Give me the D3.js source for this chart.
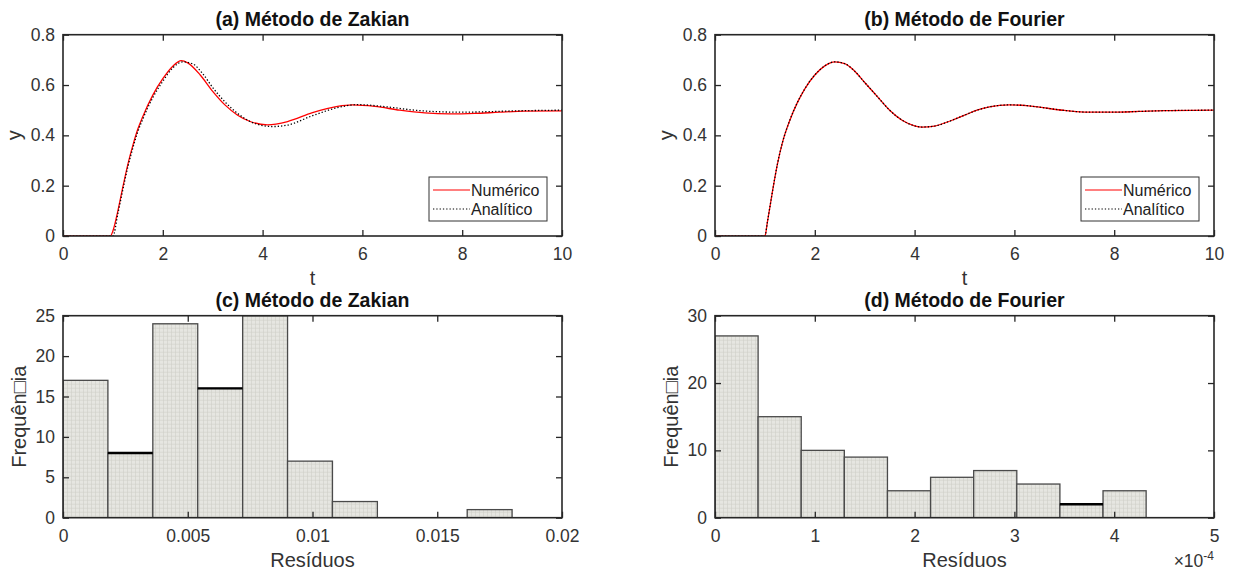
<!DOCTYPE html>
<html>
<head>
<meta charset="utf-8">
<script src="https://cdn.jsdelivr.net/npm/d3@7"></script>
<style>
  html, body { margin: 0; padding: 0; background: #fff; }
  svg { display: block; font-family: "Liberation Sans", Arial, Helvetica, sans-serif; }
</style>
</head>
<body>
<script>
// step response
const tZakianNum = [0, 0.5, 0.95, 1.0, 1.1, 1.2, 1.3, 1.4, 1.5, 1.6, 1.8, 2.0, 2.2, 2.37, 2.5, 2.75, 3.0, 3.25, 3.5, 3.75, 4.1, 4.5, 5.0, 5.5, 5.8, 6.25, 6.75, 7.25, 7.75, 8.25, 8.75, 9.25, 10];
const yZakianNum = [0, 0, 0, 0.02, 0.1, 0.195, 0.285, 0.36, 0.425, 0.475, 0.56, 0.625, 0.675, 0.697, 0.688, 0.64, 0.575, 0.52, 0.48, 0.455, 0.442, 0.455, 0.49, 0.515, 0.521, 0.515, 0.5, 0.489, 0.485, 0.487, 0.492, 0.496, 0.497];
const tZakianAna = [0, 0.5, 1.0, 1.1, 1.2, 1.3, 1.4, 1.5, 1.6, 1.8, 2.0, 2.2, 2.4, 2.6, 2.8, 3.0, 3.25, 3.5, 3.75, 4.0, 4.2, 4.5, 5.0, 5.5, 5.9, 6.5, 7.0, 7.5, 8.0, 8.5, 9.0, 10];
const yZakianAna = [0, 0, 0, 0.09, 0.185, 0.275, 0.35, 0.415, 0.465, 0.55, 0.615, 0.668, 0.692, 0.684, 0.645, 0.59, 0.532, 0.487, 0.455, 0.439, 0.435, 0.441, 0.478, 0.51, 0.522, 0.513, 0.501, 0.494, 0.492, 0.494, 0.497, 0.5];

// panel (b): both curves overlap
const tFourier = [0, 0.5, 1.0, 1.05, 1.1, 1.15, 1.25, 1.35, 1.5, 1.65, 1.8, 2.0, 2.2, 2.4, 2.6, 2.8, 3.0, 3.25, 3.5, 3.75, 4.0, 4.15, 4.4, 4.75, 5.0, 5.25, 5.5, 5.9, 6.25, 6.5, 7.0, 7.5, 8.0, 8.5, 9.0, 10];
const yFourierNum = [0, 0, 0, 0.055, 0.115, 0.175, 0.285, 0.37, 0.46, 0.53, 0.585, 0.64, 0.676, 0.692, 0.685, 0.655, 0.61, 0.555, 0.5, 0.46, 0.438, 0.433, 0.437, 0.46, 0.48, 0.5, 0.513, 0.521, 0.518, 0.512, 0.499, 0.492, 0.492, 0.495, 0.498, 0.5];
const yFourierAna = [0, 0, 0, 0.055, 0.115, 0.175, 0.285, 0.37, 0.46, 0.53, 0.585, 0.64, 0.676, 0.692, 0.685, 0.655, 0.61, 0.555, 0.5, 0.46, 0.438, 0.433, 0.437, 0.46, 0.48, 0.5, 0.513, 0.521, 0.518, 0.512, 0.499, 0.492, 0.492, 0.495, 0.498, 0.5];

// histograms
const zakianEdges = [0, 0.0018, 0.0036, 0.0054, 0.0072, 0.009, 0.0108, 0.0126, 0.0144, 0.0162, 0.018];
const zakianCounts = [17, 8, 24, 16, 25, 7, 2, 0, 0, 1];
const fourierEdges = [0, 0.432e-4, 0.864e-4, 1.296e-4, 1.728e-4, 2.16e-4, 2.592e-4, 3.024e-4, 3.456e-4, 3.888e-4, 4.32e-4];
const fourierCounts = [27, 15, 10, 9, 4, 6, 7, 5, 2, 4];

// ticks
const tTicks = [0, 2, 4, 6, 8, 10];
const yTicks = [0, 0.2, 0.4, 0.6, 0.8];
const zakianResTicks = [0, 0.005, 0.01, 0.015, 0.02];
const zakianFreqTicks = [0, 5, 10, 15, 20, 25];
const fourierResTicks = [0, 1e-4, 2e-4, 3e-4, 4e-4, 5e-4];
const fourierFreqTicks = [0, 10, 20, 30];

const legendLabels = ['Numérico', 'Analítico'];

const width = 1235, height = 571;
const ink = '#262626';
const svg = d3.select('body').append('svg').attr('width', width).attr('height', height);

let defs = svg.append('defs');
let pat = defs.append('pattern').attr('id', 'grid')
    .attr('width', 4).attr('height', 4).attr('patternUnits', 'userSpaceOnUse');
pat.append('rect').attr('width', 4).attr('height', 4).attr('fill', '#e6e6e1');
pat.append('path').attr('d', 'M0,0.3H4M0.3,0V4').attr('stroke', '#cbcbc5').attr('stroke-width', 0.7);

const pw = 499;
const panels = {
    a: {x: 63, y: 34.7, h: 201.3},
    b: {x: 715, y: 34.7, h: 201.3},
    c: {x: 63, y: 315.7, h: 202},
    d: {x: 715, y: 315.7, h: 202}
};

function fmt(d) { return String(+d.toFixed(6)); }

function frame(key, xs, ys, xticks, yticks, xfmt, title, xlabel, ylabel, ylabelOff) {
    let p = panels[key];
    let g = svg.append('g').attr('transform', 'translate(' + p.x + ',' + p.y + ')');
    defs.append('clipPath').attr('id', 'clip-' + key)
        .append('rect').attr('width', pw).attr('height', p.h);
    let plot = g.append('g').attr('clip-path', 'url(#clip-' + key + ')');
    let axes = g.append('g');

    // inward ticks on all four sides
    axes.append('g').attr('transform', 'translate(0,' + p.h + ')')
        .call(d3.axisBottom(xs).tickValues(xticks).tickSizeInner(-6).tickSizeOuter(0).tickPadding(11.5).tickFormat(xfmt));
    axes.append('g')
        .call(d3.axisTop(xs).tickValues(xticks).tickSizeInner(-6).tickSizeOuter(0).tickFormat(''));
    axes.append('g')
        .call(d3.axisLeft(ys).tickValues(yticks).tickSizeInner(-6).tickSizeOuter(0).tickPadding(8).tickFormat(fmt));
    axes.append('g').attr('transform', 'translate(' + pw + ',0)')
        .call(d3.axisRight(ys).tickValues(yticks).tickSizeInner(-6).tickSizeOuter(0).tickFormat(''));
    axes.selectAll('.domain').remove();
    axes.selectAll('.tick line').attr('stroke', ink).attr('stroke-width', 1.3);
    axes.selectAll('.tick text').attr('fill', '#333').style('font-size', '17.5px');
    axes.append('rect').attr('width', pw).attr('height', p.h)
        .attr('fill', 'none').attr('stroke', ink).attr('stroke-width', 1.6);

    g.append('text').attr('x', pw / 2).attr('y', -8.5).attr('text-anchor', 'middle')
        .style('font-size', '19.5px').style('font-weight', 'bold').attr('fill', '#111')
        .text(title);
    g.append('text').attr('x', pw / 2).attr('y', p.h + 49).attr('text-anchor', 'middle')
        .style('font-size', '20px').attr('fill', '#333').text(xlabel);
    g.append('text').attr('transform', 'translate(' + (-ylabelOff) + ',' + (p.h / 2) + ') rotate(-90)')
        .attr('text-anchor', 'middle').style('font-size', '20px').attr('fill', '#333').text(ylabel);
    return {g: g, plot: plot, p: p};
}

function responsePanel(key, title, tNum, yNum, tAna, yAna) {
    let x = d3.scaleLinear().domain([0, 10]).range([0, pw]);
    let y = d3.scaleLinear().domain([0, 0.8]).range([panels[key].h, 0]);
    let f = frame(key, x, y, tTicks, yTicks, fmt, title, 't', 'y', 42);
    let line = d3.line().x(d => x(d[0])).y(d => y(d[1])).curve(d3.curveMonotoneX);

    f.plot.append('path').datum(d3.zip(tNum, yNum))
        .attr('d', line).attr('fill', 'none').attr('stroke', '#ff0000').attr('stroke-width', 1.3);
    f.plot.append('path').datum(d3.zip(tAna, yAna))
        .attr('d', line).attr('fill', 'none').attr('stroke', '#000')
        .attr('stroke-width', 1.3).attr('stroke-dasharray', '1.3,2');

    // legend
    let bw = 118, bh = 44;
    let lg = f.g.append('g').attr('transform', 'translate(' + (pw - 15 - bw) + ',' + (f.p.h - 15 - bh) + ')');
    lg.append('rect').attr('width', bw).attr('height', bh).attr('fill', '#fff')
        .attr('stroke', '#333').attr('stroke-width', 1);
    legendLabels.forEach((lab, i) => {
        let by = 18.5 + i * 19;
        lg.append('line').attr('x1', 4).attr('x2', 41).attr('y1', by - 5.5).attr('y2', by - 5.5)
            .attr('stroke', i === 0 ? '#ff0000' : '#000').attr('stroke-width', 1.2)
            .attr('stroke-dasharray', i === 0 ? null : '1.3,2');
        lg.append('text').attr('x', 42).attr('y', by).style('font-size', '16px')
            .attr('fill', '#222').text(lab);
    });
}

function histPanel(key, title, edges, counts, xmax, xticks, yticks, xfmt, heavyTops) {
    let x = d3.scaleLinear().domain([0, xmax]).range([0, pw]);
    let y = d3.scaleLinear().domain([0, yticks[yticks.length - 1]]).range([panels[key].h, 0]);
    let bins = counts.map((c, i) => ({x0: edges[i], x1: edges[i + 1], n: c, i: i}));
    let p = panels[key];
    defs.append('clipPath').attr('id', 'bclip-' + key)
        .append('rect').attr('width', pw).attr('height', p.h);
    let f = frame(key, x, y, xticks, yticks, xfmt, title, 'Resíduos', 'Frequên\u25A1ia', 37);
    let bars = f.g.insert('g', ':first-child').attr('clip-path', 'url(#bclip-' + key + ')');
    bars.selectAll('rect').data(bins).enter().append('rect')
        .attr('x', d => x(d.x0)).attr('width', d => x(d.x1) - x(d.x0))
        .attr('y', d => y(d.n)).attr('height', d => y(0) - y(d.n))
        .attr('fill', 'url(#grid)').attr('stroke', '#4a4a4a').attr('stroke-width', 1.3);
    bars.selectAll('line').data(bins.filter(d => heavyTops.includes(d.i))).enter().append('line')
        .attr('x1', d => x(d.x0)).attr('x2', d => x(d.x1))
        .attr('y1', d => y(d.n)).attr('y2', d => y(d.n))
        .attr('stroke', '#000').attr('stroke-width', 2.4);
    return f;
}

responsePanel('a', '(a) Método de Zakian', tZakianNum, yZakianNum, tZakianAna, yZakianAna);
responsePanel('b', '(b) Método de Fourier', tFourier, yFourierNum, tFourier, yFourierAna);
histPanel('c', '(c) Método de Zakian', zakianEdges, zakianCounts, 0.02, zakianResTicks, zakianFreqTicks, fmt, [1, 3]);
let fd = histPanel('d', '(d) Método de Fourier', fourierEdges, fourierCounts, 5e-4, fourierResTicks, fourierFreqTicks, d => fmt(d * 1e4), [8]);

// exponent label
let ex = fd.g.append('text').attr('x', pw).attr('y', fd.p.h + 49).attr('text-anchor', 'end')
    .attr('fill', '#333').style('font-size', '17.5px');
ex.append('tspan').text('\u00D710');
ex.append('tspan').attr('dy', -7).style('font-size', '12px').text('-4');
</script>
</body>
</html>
..............................
§ Exercise brief:
Exactly restate the lines from the beginning of the data through the line with "0.494, 0.497, 0.5];", and no others, keeping pictures out.

§ Right answer:
Give me the D3.js source for this chart.
<!DOCTYPE html>
<html>
<head>
<meta charset="utf-8">
<script src="https://cdn.jsdelivr.net/npm/d3@7"></script>
<style>
  html, body { margin: 0; padding: 0; background: #fff; }
  svg { display: block; font-family: "Liberation Sans", Arial, Helvetica, sans-serif; }
</style>
</head>
<body>
<script>
// step response
const tZakianNum = [0, 0.5, 0.95, 1.0, 1.1, 1.2, 1.3, 1.4, 1.5, 1.6, 1.8, 2.0, 2.2, 2.37, 2.5, 2.75, 3.0, 3.25, 3.5, 3.75, 4.1, 4.5, 5.0, 5.5, 5.8, 6.25, 6.75, 7.25, 7.75, 8.25, 8.75, 9.25, 10];
const yZakianNum = [0, 0, 0, 0.02, 0.1, 0.195, 0.285, 0.36, 0.425, 0.475, 0.56, 0.625, 0.675, 0.697, 0.688, 0.64, 0.575, 0.52, 0.48, 0.455, 0.442, 0.455, 0.49, 0.515, 0.521, 0.515, 0.5, 0.489, 0.485, 0.487, 0.492, 0.496, 0.497];
const tZakianAna = [0, 0.5, 1.0, 1.1, 1.2, 1.3, 1.4, 1.5, 1.6, 1.8, 2.0, 2.2, 2.4, 2.6, 2.8, 3.0, 3.25, 3.5, 3.75, 4.0, 4.2, 4.5, 5.0, 5.5, 5.9, 6.5, 7.0, 7.5, 8.0, 8.5, 9.0, 10];
const yZakianAna = [0, 0, 0, 0.09, 0.185, 0.275, 0.35, 0.415, 0.465, 0.55, 0.615, 0.668, 0.692, 0.684, 0.645, 0.59, 0.532, 0.487, 0.455, 0.439, 0.435, 0.441, 0.478, 0.51, 0.522, 0.513, 0.501, 0.494, 0.492, 0.494, 0.497, 0.5];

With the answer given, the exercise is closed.